Task statement: Take the lines from the top down to and including the one with "ax = fig.add_axes([0.1906, 0.2245, 0.8002, 0.7646])" and repeat them exactly. Omit images.

## Begin Record excerpts

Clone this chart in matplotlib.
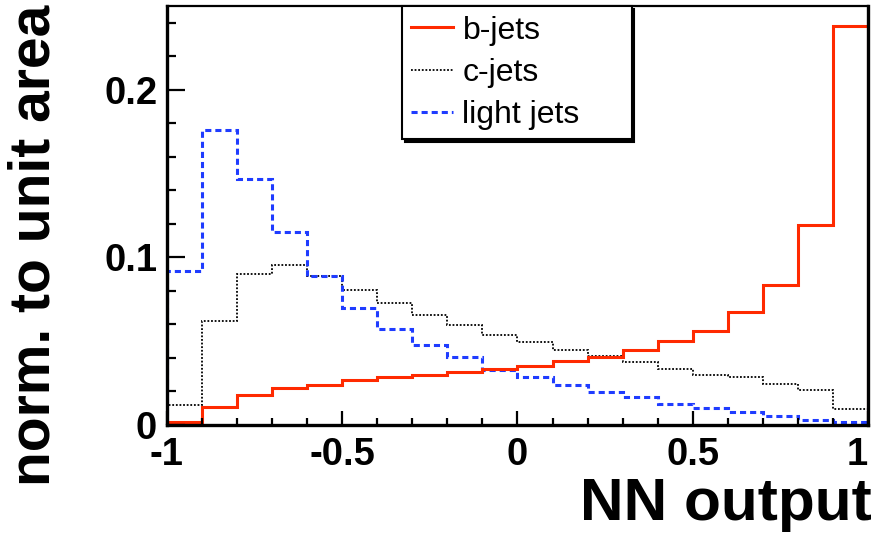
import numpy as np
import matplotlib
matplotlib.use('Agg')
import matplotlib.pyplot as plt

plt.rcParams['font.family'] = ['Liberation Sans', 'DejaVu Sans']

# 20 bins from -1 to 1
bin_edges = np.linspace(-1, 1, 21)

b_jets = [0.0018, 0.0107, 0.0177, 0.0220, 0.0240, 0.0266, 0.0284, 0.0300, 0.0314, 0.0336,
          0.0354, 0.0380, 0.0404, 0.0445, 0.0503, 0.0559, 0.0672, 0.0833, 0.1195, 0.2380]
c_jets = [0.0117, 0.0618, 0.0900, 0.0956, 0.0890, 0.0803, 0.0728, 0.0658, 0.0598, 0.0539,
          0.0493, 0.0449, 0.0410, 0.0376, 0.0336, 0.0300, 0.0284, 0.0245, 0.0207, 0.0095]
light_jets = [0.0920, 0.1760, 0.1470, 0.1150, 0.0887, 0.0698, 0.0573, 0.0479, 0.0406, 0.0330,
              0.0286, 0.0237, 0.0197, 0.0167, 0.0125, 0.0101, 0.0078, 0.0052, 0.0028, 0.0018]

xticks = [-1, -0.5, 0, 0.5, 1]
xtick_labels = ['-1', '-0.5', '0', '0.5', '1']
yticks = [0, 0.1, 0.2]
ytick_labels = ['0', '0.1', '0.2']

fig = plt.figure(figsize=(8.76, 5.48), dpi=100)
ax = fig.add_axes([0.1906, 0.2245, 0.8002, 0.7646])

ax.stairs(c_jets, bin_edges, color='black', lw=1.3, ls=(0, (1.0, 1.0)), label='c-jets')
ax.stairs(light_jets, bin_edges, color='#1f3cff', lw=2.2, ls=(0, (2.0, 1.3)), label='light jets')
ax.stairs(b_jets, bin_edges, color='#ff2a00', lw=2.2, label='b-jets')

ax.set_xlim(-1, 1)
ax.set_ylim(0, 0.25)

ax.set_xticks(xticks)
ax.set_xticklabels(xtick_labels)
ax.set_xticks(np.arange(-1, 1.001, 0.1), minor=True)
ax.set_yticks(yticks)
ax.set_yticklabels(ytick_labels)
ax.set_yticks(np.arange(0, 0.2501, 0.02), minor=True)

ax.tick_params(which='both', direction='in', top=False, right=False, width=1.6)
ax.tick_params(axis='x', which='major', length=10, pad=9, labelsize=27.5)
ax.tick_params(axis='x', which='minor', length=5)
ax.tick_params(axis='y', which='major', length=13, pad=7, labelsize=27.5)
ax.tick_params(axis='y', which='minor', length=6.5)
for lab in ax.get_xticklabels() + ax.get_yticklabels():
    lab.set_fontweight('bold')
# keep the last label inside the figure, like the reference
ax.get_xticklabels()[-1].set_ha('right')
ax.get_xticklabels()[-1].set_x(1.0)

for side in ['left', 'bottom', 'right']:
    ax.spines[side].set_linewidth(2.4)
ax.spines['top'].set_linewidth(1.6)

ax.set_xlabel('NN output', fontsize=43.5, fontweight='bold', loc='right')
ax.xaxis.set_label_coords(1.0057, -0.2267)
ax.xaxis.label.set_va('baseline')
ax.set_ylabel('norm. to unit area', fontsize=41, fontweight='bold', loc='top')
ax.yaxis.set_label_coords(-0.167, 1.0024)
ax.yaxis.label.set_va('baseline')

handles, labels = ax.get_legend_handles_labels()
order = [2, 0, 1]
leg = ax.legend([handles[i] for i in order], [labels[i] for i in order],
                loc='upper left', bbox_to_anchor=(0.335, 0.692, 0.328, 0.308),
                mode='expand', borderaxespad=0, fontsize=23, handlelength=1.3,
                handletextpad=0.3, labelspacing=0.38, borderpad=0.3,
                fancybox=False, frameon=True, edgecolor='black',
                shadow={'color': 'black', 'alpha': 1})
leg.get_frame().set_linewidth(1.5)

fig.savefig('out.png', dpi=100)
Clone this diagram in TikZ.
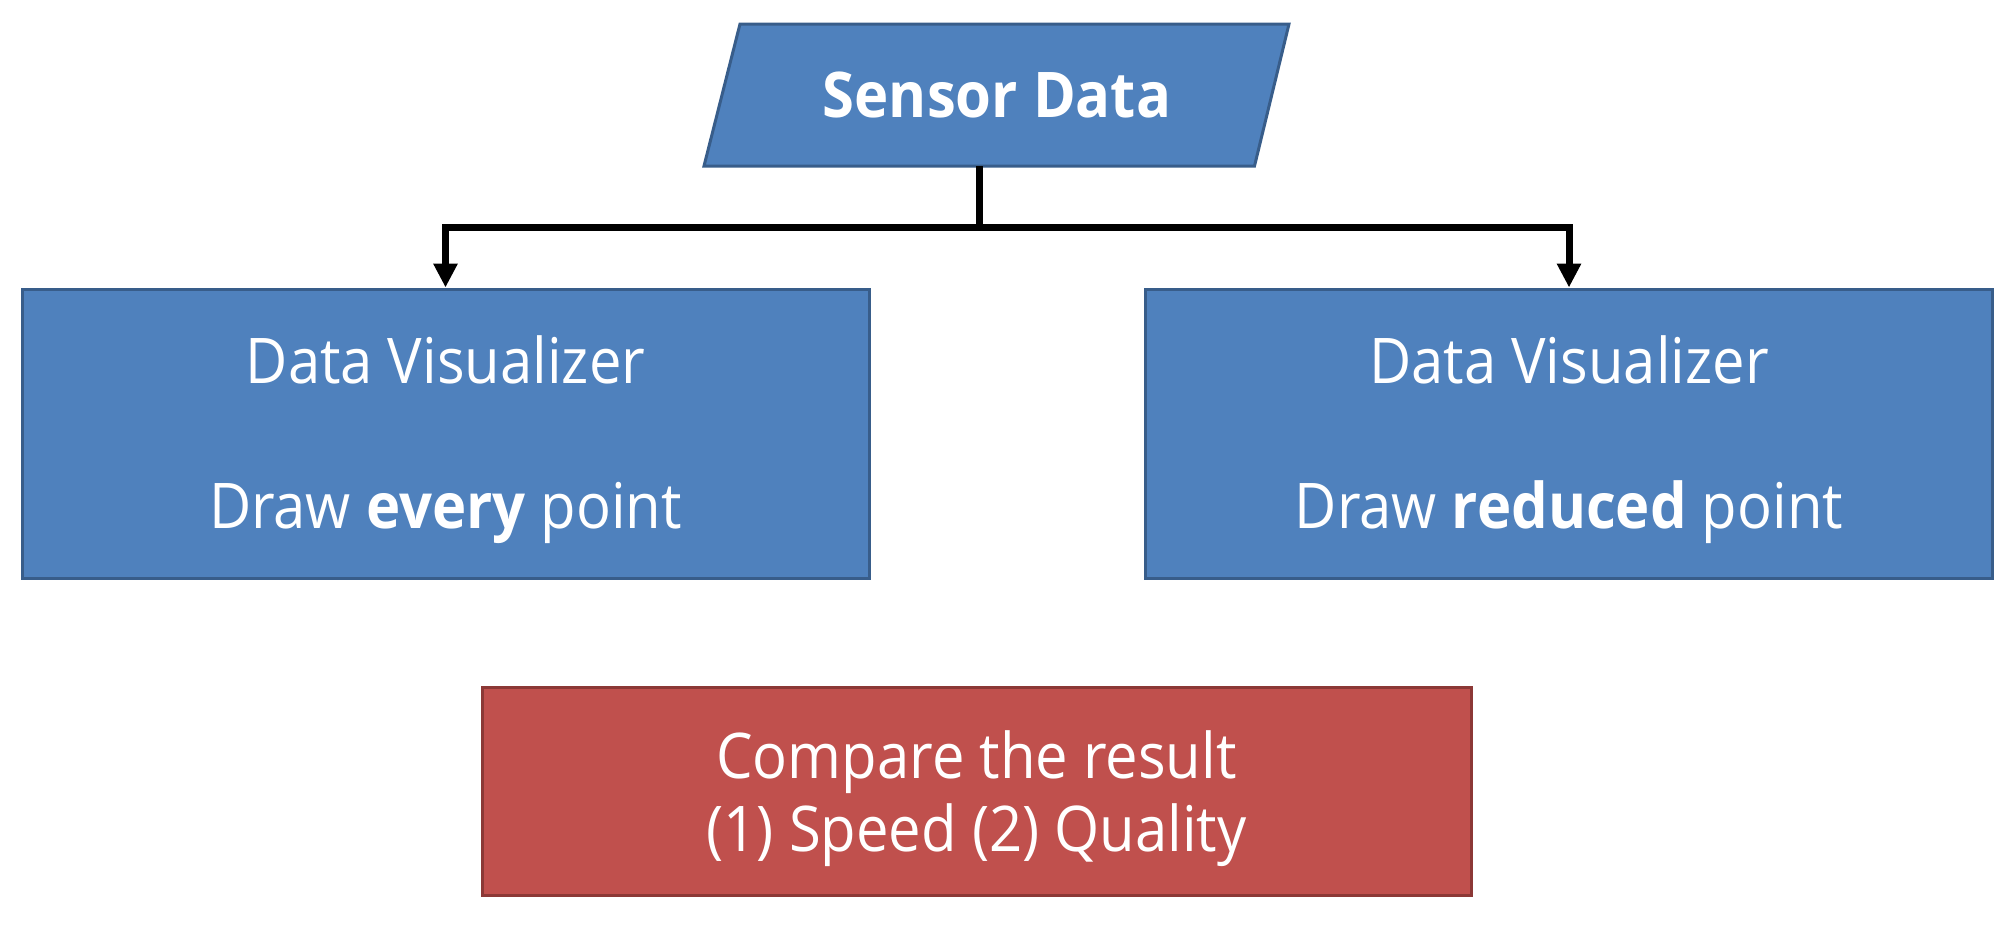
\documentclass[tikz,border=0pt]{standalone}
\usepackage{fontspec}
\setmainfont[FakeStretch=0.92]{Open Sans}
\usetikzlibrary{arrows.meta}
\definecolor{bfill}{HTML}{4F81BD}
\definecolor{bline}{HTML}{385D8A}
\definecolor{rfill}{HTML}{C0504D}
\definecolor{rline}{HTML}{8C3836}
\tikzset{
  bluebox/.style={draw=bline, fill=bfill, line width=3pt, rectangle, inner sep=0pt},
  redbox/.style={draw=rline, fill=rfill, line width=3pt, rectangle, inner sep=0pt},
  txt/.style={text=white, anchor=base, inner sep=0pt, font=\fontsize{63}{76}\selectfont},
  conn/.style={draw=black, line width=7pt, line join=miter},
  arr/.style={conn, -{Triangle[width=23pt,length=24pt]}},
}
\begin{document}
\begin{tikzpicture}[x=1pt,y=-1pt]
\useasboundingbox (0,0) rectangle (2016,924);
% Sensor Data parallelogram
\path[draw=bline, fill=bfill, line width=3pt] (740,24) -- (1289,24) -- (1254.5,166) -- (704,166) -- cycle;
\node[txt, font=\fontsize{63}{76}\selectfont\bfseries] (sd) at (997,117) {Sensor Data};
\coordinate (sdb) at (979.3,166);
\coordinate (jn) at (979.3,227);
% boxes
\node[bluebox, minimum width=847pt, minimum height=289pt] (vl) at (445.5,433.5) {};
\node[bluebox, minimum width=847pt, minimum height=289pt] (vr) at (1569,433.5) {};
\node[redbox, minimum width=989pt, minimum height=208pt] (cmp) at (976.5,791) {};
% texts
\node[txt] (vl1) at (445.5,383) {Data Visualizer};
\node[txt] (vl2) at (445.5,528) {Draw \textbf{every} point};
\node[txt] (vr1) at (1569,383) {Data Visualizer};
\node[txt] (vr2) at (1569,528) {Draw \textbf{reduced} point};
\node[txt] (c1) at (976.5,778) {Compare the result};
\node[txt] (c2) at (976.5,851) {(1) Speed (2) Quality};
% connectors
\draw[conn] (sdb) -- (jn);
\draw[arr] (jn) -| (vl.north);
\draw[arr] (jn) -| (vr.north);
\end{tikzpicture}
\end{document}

## End Record excerpts

Written answer:
Clone this chart in matplotlib.
import numpy as np
import matplotlib
matplotlib.use('Agg')
import matplotlib.pyplot as plt

plt.rcParams['font.family'] = ['Liberation Sans', 'DejaVu Sans']

# 20 bins from -1 to 1
bin_edges = np.linspace(-1, 1, 21)

b_jets = [0.0018, 0.0107, 0.0177, 0.0220, 0.0240, 0.0266, 0.0284, 0.0300, 0.0314, 0.0336,
          0.0354, 0.0380, 0.0404, 0.0445, 0.0503, 0.0559, 0.0672, 0.0833, 0.1195, 0.2380]
c_jets = [0.0117, 0.0618, 0.0900, 0.0956, 0.0890, 0.0803, 0.0728, 0.0658, 0.0598, 0.0539,
          0.0493, 0.0449, 0.0410, 0.0376, 0.0336, 0.0300, 0.0284, 0.0245, 0.0207, 0.0095]
light_jets = [0.0920, 0.1760, 0.1470, 0.1150, 0.0887, 0.0698, 0.0573, 0.0479, 0.0406, 0.0330,
              0.0286, 0.0237, 0.0197, 0.0167, 0.0125, 0.0101, 0.0078, 0.0052, 0.0028, 0.0018]

xticks = [-1, -0.5, 0, 0.5, 1]
xtick_labels = ['-1', '-0.5', '0', '0.5', '1']
yticks = [0, 0.1, 0.2]
ytick_labels = ['0', '0.1', '0.2']

fig = plt.figure(figsize=(8.76, 5.48), dpi=100)
ax = fig.add_axes([0.1906, 0.2245, 0.8002, 0.7646])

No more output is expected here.